3. Blind trust, not validity
In the case of active data collection, researchers are responsible for ensuring that the inferences they draw are valid. This form of quality assurance can be achieved through a variety of means, which in most cases include controlling or measuring factors that might influence the results and would thus be essential to consider for any subsequent analysis.
In the case of passive data reception or data transfer, researchers have limited options to assess the quality of the data and ensure the validity of their analysis. In the case of public data, the data received can be validated against what is publicly available through other means, such as scraping data (TikTok’s API was shown to provide inaccurate metrics for views, likes, comments, and shares until recently). But quality assurance for non-public data is a whole different ball game as there exists no external standard for validation. This leaves but one option: blindly trusting that the platforms deliver or give access to adequate and complete data and that the conditions under which the data is collected do not change without the researcher's knowledge.
However, trust can be abused. During a study that used data provided by Facebook and examined how the platforms’ recommender algorithms affected how users were exposed to misinformation and political information, Facebook failed to disclose that it had introduced changes to said algorithms which likely affected the study’s results. This form of tampering was revealed more than a year after the original study was published based on an analysis of a public data set, which is not being updated by Facebook anymore but, luckily, still covered the period of data collection. Could we have found out otherwise? We simply cannot know.
The current draft of the delegated act makes such tampering easy for the platforms, as it requires a summary with a research abstract to be sent to the platform, unveiling the researcher’s intent and providing the platforms ample opportunity to adjust accordingly – without having to disclose any of the changes made to data or algorithms they made in response to the access request. Most research projects requesting data access will study the systemic risks these very platforms (and activities on these platforms) pose to the European Union. At the same time, the DDA lacks any consideration of the case in which the data provided might not be fit for use in the research project by failing to meet quality expectations.
4. The open question of quality control
While proclaiming scientific work as a key part of risk governance, the DSA does not seem to be particularly interested in ensuring that the research produced for said purpose is valid and reliable. Admittedly, the European Commission has started multiple investigations into platform compliance, all of which make reference to researcher data access - but it needs a starting suspicion to engage in proceedings.

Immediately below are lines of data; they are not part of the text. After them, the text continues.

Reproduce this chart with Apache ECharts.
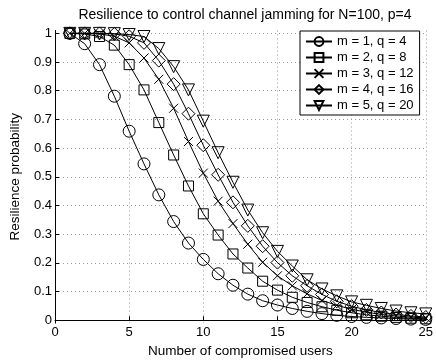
<!DOCTYPE html>
<html>
<head>
<meta charset="utf-8">
<script src="https://cdn.jsdelivr.net/npm/echarts@6/dist/echarts.min.js"></script>
<style>
  html, body { margin: 0; padding: 0; background: #fff; }
  #chart { width: 436px; height: 363px; }
</style>
</head>
<body>
<div id="chart"></div>
<script>
// ---- data ----
var USERS = [1, 2, 3, 4, 5, 6, 7, 8, 9, 10, 11, 12, 13, 14, 15, 16, 17, 18, 19, 20, 21, 22, 23, 24, 25];

var M1_Q4 = [1.0, 0.964, 0.891, 0.781, 0.659, 0.545, 0.437, 0.344, 0.269, 0.212, 0.162, 0.122, 0.091, 0.068, 0.053,
  0.041, 0.031, 0.023, 0.017, 0.013, 0.010, 0.008, 0.006, 0.004, 0.003];
var M2_Q8 = [1.0, 0.998, 0.989, 0.959, 0.891, 0.803, 0.689, 0.576, 0.468, 0.371, 0.297, 0.231, 0.182, 0.136, 0.105,
  0.080, 0.062, 0.047, 0.035, 0.026, 0.019, 0.014, 0.010, 0.007, 0.005];
var M3_Q12 = [1.0, 1.0, 0.998, 0.99, 0.967, 0.914, 0.84, 0.739, 0.623, 0.513, 0.415, 0.337, 0.265, 0.202, 0.155,
  0.120, 0.092, 0.069, 0.052, 0.038, 0.028, 0.020, 0.015, 0.011, 0.008];
var M4_Q16 = [1.0, 1.0, 1.0, 0.998, 0.99, 0.967, 0.905, 0.823, 0.72, 0.61, 0.507, 0.411, 0.329, 0.258, 0.201,
  0.155, 0.12, 0.09, 0.066, 0.049, 0.036, 0.027, 0.020, 0.015, 0.011];
var M5_Q20 = [1.0, 1.0, 1.0, 0.999, 0.996, 0.989, 0.947, 0.884, 0.803, 0.694, 0.584, 0.481, 0.384, 0.305, 0.24,
  0.189, 0.141, 0.109, 0.085, 0.064, 0.052, 0.041, 0.032, 0.026, 0.022];

var SERIES_NAMES = ['m = 1, q = 4', 'm = 2, q = 8', 'm = 3, q = 12', 'm = 4, q = 16', 'm = 5, q = 20'];
var X_TICKS = [0, 5, 10, 15, 20, 25];
var Y_TICKS = [0, 0.1, 0.2, 0.3, 0.4, 0.5, 0.6, 0.7, 0.8, 0.9, 1];

// ---- marker styles (matlab-like, hollow) ----
var MARKERS = [
  { symbol: 'circle', size: 12 },
  { symbol: 'rect', size: 10 },
  { symbol: 'path://M0,0 L10,10 M10,0 L0,10', size: 9 },
  { symbol: 'path://M5,0 L10,5 L5,10 L0,5 Z', size: 13 },
  { symbol: 'path://M0,0 L10,0 L5,9 Z', size: 12 }
];

var FONT = '"Liberation Sans", Arial, Helvetica, sans-serif';

function pairs(ys) {
  return USERS.map(function(x, i) { return [x, ys[i]]; });
}

var allValues = [M1_Q4, M2_Q8, M3_Q12, M4_Q16, M5_Q20];

var series = allValues.map(function(ys, i) {
  return {
    name: SERIES_NAMES[i],
    type: 'line',
    data: pairs(ys),
    symbol: MARKERS[i].symbol,
    symbolSize: MARKERS[i].size,
    showAllSymbol: true,
    lineStyle: { color: '#000', width: 1 },
    itemStyle: { color: 'rgba(0,0,0,0)', borderColor: '#000', borderWidth: 1 },
    emphasis: { disabled: true },
    z: 3 + i
  };
});

var dotted = { color: '#9a9a9a', width: 1, type: [1, 3] };

var chart = echarts.init(document.getElementById('chart'), null, { renderer: 'canvas' });
chart.setOption({
  backgroundColor: '#fff',
  animation: false,
  textStyle: { fontFamily: FONT },
  title: {
    text: 'Resilience to control channel jamming for N=100, p=4',
    left: 240, top: 3, textAlign: 'center',
    textStyle: { fontFamily: FONT, fontSize: 14, fontWeight: 'normal', color: '#000' }
  },
  grid: { left: 47.7, right: 7, top: 30.5, bottom: 30.5 },
  legend: {
    orient: 'vertical',
    left: 300, top: 31,
    itemWidth: 26, itemHeight: 11, itemGap: 3,
    padding: [4, 6, 3, 5],
    backgroundColor: '#fff',
    borderColor: '#000', borderWidth: 1,
    textStyle: { fontFamily: FONT, fontSize: 13, color: '#000' },
    data: SERIES_NAMES
  },
  xAxis: {
    type: 'value', min: 0, max: 25, interval: 5,
    name: 'Number of compromised users',
    nameLocation: 'middle', nameGap: 16,
    nameTextStyle: { fontFamily: FONT, fontSize: 13.5, color: '#000' },
    axisLine: { lineStyle: { color: '#000', width: 1 } },
    axisTick: { inside: true, length: 4, lineStyle: { color: '#000' } },
    axisLabel: { fontFamily: FONT, fontSize: 13, color: '#000', margin: 3 },
    splitLine: { show: true, lineStyle: dotted }
  },
  yAxis: {
    type: 'value', min: -0.01, max: 1.01,
    name: 'Resilience probability',
    nameLocation: 'middle', nameGap: 33, nameRotate: 90,
    nameTextStyle: { fontFamily: FONT, fontSize: 13.5, color: '#000' },
    axisLine: { show: true, lineStyle: { color: '#000', width: 1 } },
    axisTick: { show: true, inside: true, length: 4, lineStyle: { color: '#000' }, customValues: Y_TICKS },
    axisLabel: {
      fontFamily: FONT, fontSize: 13, color: '#000', margin: 3,
      customValues: Y_TICKS,
      formatter: function(v) { return String(Math.round(v * 10) / 10); }
    },
    splitLine: { show: true, lineStyle: dotted }
  },
  series: series
});
</script>
</body>
</html>
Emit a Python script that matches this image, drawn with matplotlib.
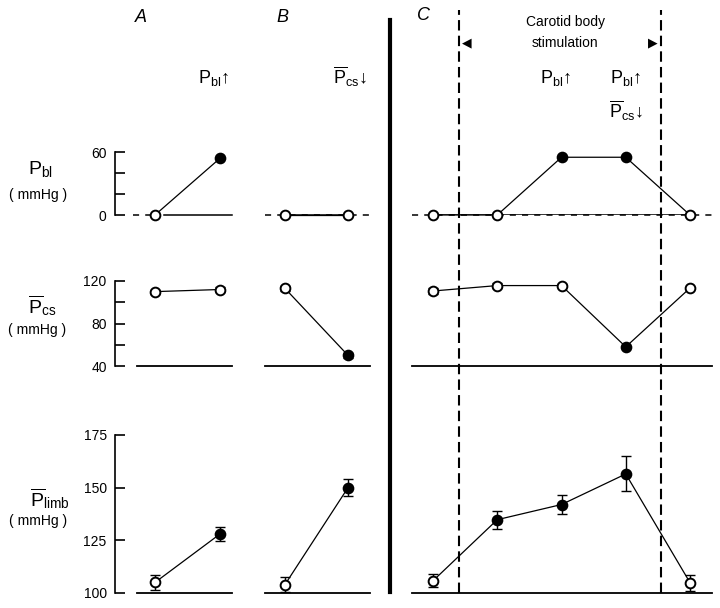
import matplotlib
matplotlib.use("Agg")
import matplotlib.pyplot as plt
from matplotlib.lines import Line2D

plt.rcParams['font.family'] = ['Liberation Sans', 'DejaVu Sans']
plt.rcParams['mathtext.fontset'] = 'custom'
plt.rcParams['mathtext.rm'] = 'Liberation Sans'
plt.rcParams['mathtext.it'] = 'Liberation Sans:italic'
plt.rcParams['mathtext.bf'] = 'Liberation Sans:bold'

# ---------------- data ----------------
# Panel A: Pbl raised
A_pbl = [0, 54]
A_pbl_filled = [False, True]
A_pcs = [110, 112]
A_pcs_err = [2, 2]
A_pcs_filled = [False, False]
A_limb = [105, 128]
A_limb_err = [3.4, 3.4]
A_limb_filled = [False, True]

# Panel B: Pcs lowered
B_pbl = [0, 0]
B_pbl_filled = [False, False]
B_pcs = [113, 50]
B_pcs_err = [2, 2]
B_pcs_filled = [False, True]
B_limb = [104, 150]
B_limb_err = [3.5, 4]
B_limb_filled = [False, True]

# Panel C: carotid body stimulation
C_pbl = [0, 0, 55, 55, 0]
C_pbl_filled = [False, False, True, True, False]
C_pcs = [110.6, 115.7, 115.7, 58, 113.4]
C_pcs_err = [2.5, 2, 1.5, 1, 1]
C_pcs_filled = [False, False, False, True, False]
C_limb = [105.8, 134.8, 142, 156.5, 104.9]
C_limb_err = [3, 4.3, 4.7, 8.3, 3.8]
C_limb_filled = [False, True, True, True, False]

stim_start, stim_end = 0.4, 3.55

ticks_pbl = [0, 20, 40, 60]
ticklabels_pbl = ['0', '', '', '60']
ticks_pcs = [40, 60, 80, 100, 120]
ticklabels_pcs = ['40', '', '80', '', '120']
ticks_limb = [100, 125, 150, 175]
ticklabels_limb = ['100', '125', '150', '175']

# ---------------- layout ----------------
W, H = 720, 608
fig = plt.figure(figsize=(W / 100, H / 100), dpi=100)
fig.patch.set_facecolor('white')


def px_axes(x0, x1, y_top, y_bot):
    return fig.add_axes([x0 / W, 1 - y_bot / H, (x1 - x0) / W, (y_bot - y_top) / H])


def fx(x):
    return x / W


def fy(y):
    return 1 - y / H


rows = {
    'pbl': (152, 215, (0, 60)),
    'pcs': (281, 366, (40, 120)),
    'limb': (435, 593, (100, 175)),
}
panels = {
    'A': (115, 232, (-0.615, 1.185)),
    'B': (265, 370, (-0.317, 1.349)),
    'C': (412, 712, (-0.327, 4.342)),
}

data = {
    ('A', 'pbl'): (A_pbl, None, A_pbl_filled),
    ('A', 'pcs'): (A_pcs, A_pcs_err, A_pcs_filled),
    ('A', 'limb'): (A_limb, A_limb_err, A_limb_filled),
    ('B', 'pbl'): (B_pbl, None, B_pbl_filled),
    ('B', 'pcs'): (B_pcs, B_pcs_err, B_pcs_filled),
    ('B', 'limb'): (B_limb, B_limb_err, B_limb_filled),
    ('C', 'pbl'): (C_pbl, None, C_pbl_filled),
    ('C', 'pcs'): (C_pcs, C_pcs_err, C_pcs_filled),
    ('C', 'limb'): (C_limb, C_limb_err, C_limb_filled),
}
ticks = {
    'pbl': (ticks_pbl, ticklabels_pbl),
    'pcs': (ticks_pcs, ticklabels_pcs),
    'limb': (ticks_limb, ticklabels_limb),
}

for (pname, rname), (vals, errs, filled) in data.items():
    x0, x1, xlim = panels[pname]
    yt, yb, ylim = rows[rname]
    ax = px_axes(x0, x1, yt, yb)
    ax.set_xlim(*xlim)
    ax.set_ylim(*ylim)
    ax.patch.set_alpha(0)
    for s in ['top', 'right', 'bottom']:
        ax.spines[s].set_visible(False)
    ax.set_xticks([])
    if pname == 'A':
        ax.spines['left'].set_linewidth(1.2)
        tk, tl = ticks[rname]
        ax.set_yticks(tk)
        ax.set_yticklabels(tl, fontsize=10)
        ax.tick_params(axis='y', direction='in', length=7, width=1.2, pad=6)
    else:
        ax.spines['left'].set_visible(False)
        ax.set_yticks([])

    xs = list(range(len(vals)))
    base = ylim[0]
    if rname == 'pbl':
        if pname == 'A':
            ax.axhline(base, xmin=0.15, xmax=0.33, color='k', lw=1.1,
                       ls=(0, (4, 4)), clip_on=False)
            ax.axhline(base, xmin=0.42, xmax=1.0, color='k', lw=1.1, clip_on=False)
        else:
            ax.axhline(base, color='k', lw=1.1, ls=(0, (4, 4)), clip_on=False)
            ax.hlines(base, xs[0], xs[-1], color='k', lw=1.1)
    else:
        xmin = 0.19 if pname == 'A' else 0.0
        ax.axhline(base, xmin=xmin, xmax=1, color='k', lw=1.3, clip_on=False)

    ax.plot(xs, vals, color='k', lw=0.9, zorder=3, clip_on=False)
    if errs is not None:
        ax.errorbar(xs, vals, yerr=errs, fmt='none', ecolor='k', elinewidth=1.0,
                    capsize=3.5, capthick=1.0, zorder=3, clip_on=False)
    for xi, v, f in zip(xs, vals, filled):
        ax.plot(xi, v, 'o', ms=7, mec='k', mew=1.4,
                mfc='k' if f else 'white', zorder=4, clip_on=False)

# overlay for C: stimulation boundaries
ov = px_axes(412, 712, 10, 593)
ov.set_xlim(*panels['C'][2])
ov.set_ylim(0, 1)
ov.axis('off')
ov.patch.set_alpha(0)
for xv in (stim_start, stim_end):
    ov.axvline(xv, color='k', lw=1.5, ls=(0, (5, 2.5)))

# thick separator
fig.add_artist(Line2D([fx(390), fx(390)], [fy(20), fy(592)], color='k', lw=3))

# panel letters
fig.text(fx(141), fy(18), 'A', fontsize=13, style='italic', ha='center', va='center')
fig.text(fx(282), fy(18), 'B', fontsize=13, style='italic', ha='center', va='center')
fig.text(fx(424), fy(15), 'C', fontsize=13, style='italic', ha='center', va='center')

# headers
up_bl = r'$\mathrm{P_{bl}}\!\uparrow$'
down_cs = r'$\overline{\mathrm{P}}_{\mathrm{cs}}\!\downarrow$'
fig.text(fx(214), fy(78), up_bl, fontsize=13, ha='center', va='center')
fig.text(fx(350), fy(77), down_cs, fontsize=13, ha='center', va='center')
fig.text(fx(556), fy(78), up_bl, fontsize=13, ha='center', va='center')
fig.text(fx(626), fy(78), up_bl, fontsize=13, ha='center', va='center')
fig.text(fx(626), fy(111), down_cs, fontsize=13, ha='center', va='center')

fig.text(fx(566), fy(22), 'Carotid body', fontsize=10, ha='center', va='center')
fig.text(fx(565), fy(43), 'stimulation', fontsize=10, ha='center', va='center')
fig.text(fx(467), fy(43), '\u25c0', fontsize=9, ha='center', va='center', family='DejaVu Sans')
fig.text(fx(653), fy(43), '\u25b6', fontsize=9, ha='center', va='center', family='DejaVu Sans')

# row labels
fig.text(fx(40), fy(169), r'$\mathrm{P_{bl}}$', fontsize=14, ha='center', va='center')
fig.text(fx(38), fy(195), '( mmHg )', fontsize=10, ha='center', va='center')
fig.text(fx(42), fy(306), r'$\overline{\mathrm{P}}_{\mathrm{cs}}$', fontsize=14, ha='center', va='center')
fig.text(fx(37), fy(330), '( mmHg )', fontsize=10, ha='center', va='center')
fig.text(fx(50), fy(499), r'$\overline{\mathrm{P}}_{\mathrm{limb}}$', fontsize=14, ha='center', va='center')
fig.text(fx(38), fy(521), '( mmHg )', fontsize=10, ha='center', va='center')

fig.savefig('out.png', dpi=100, facecolor='white')
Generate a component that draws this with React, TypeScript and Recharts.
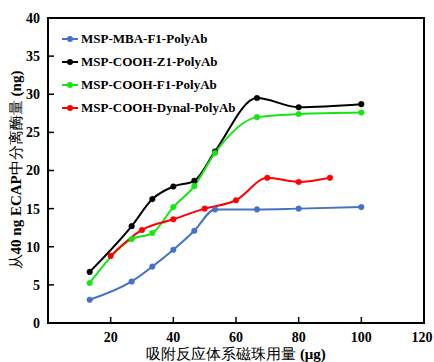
import { LineChart, Line, XAxis, YAxis } from "recharts";

const doseA = [13.3, 26.7, 33.3, 40, 46.7, 53.3, 66.7, 80, 100];
const doseDynal = [20, 30, 40, 50, 60, 70, 80, 90];

const mbaF1 = [3.05, 5.45, 7.4, 9.6, 12.1, 14.9, 14.9, 15.0, 15.2];
const coohZ1 = [6.7, 12.7, 16.25, 17.9, 18.65, 22.5, 29.5, 28.3, 28.7];
const coohF1 = [5.25, 11.0, 11.8, 15.2, 17.95, 22.3, 27.0, 27.4, 27.6];
const coohDynal = [8.8, 12.2, 13.6, 15.0, 16.1, 19.05, 18.5, 19.05];

const xTicks = [20, 40, 60, 80, 100, 120];
const yTicks = [0, 5, 10, 15, 20, 25, 30, 35, 40];

const toPoints = (xs: number[], ys: number[]) => xs.map((x, i) => ({ x, y: ys[i] }));

const series = [
  { name: "MSP-MBA-F1-PolyAb", color: "#4472c4", data: toPoints(doseA, mbaF1) },
  { name: "MSP-COOH-Z1-PolyAb", color: "#000000", data: toPoints(doseA, coohZ1) },
  { name: "MSP-COOH-F1-PolyAb", color: "#14e614", data: toPoints(doseA, coohF1) },
  { name: "MSP-COOH-Dynal-PolyAb", color: "#ff0000", data: toPoints(doseDynal, coohDynal) },
];

const serif = '"Liberation Serif", "Times New Roman", serif';
const MARGIN = 8;

// ticks point inward: a thin rect for the mark, then the label
const XTick = (p: any) => {
  const axisY = p.y - MARGIN;
  return (
    <g>
      {p.payload.value !== 120 ? <rect x={p.x - 0.75} y={axisY - 6} width={1.5} height={6} fill="#000" /> : null}
      <text x={p.x} y={p.y} dy="0.75em" textAnchor="middle" fontFamily={serif} fontWeight={700} fontSize={14} fill="#000">
        {p.payload.value}
      </text>
    </g>
  );
};

const YTick = (p: any) => {
  const axisX = p.x + MARGIN;
  return (
    <g>
      {p.payload.value !== 0 && p.payload.value !== 40 ? (
        <rect x={axisX} y={p.y - 0.75} width={6} height={1.5} fill="#000" />
      ) : null}
      <text x={p.x} y={p.y} dy="0.35em" textAnchor="end" fontFamily={serif} fontWeight={700} fontSize={14} fill="#000">
        {p.payload.value}
      </text>
    </g>
  );
};

export default function App() {
  return (
    <div style={{ position: "absolute", left: 0, top: 0, width: 434, height: 362, background: "#fff" }}>
      <LineChart width={434} height={362} margin={{ top: 18, right: 10, bottom: 19, left: 8 }}>
        <XAxis
          dataKey="x"
          type="number"
          domain={[0, 120]}
          ticks={xTicks}
          height={20}
          tick={<XTick />}
          tickSize={0}
          tickMargin={MARGIN}
          axisLine={false}
          tickLine={false}
          allowDuplicatedCategory={false}
        />
        <YAxis
          type="number"
          domain={[0, 40]}
          ticks={yTicks}
          width={40}
          tick={<YTick />}
          tickSize={0}
          tickMargin={MARGIN}
          axisLine={false}
          tickLine={false}
        />
        {series.map((s) => (
          <Line
            key={s.name}
            data={s.data}
            dataKey="y"
            name={s.name}
            type="monotone"
            stroke={s.color}
            strokeWidth={2}
            dot={{ r: 2.8, fill: s.color, stroke: s.color, strokeWidth: 0.5 }}
            isAnimationActive={false}
          />
        ))}
      </LineChart>
      {/* plot frame */}
      <div
        style={{
          position: "absolute",
          left: 47,
          top: 17,
          width: 378,
          height: 307,
          boxSizing: "border-box",
          border: "2px solid #000",
          pointerEvents: "none",
        }}
      />
      <div
        style={{
          position: "absolute",
          left: 62,
          top: 27,
          fontFamily: serif,
          fontWeight: 700,
          fontSize: 13,
        }}
      >
        {series.map((s) => (
          <div key={s.name} style={{ display: "flex", alignItems: "center", height: 23 }}>
            <div style={{ position: "relative", width: 16, height: 8, marginRight: 3 }}>
              <div style={{ position: "absolute", left: 0, top: 3, width: 16, height: 2, background: s.color }} />
              <div
                style={{
                  position: "absolute",
                  left: 5,
                  top: 1,
                  width: 6,
                  height: 6,
                  borderRadius: 3,
                  background: s.color,
                }}
              />
            </div>
            <span>{s.name}</span>
          </div>
        ))}
      </div>
      <div
        style={{
          position: "absolute",
          left: 48,
          width: 376,
          top: 345,
          textAlign: "center",
          fontFamily: serif,
          fontSize: 15,
          whiteSpace: "nowrap",
        }}
      >
        吸附反应体系磁珠用量 <b>(μg)</b>
      </div>
      <div
        style={{
          position: "absolute",
          left: 16,
          top: 170,
          transform: "translate(-50%, -50%) rotate(-90deg)",
          fontFamily: serif,
          fontSize: 15,
          whiteSpace: "nowrap",
        }}
      >
        从<b>40 ng ECAP</b>中分离酶量 <b>(ng)</b>
      </div>
    </div>
  );
}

However, as it currently stands, this suspicion seems to rely exclusively on researchers conducting quality checks of the access process itself and the data received.
Currently, there is no indication of plans for a structural approach to quality assurance for research data access, which means shifting all responsibility onto individual researchers. As long as no institution volunteers to establish procedures and metrics to hold all relevant data providers to a minimal standard of data access quality, researchers will likely have to take the data they receive at face value. Individual researchers cannot be expected to validate all accessed data on their own.
For now, this means that we cannot confidently claim that research based on the current state of platform data access will be reliable, which does not bode well for the DSA’s risk governance scheme.
Effective risk governance: Under construction
To conclude: The draft delegated act introduces many commendable clarifications and structures that are likely to have a beneficial effect on researcher data access. However, it suffers from a limited conception of empirical research, which construes researchers as passive recipients of data. It also lacks awareness of the fact that data can be inaccurately reported or tampered with.
We hope this article has not just outlined the need for changes to the draft text (which can still be proposed as part of the ongoing feedback process) but also shown that the creation of shared services or infrastructures is necessary to ensure (1) that researchers without ample resources can access non-public data (2) the data accessed conforms to at least a minimal standard of quality.
A working data access regime will require funding, collaboration, and a lot of effort. Once it is established and up and running, however, it promises not just to lay the foundation for a deep understanding of the effects of digital technologies on societies and democracy but to enable effective governance based on empirically sound evidence. Regulators should realize that these goals can only be met through accessible and reliable data access and should thus ensure the necessary conditions.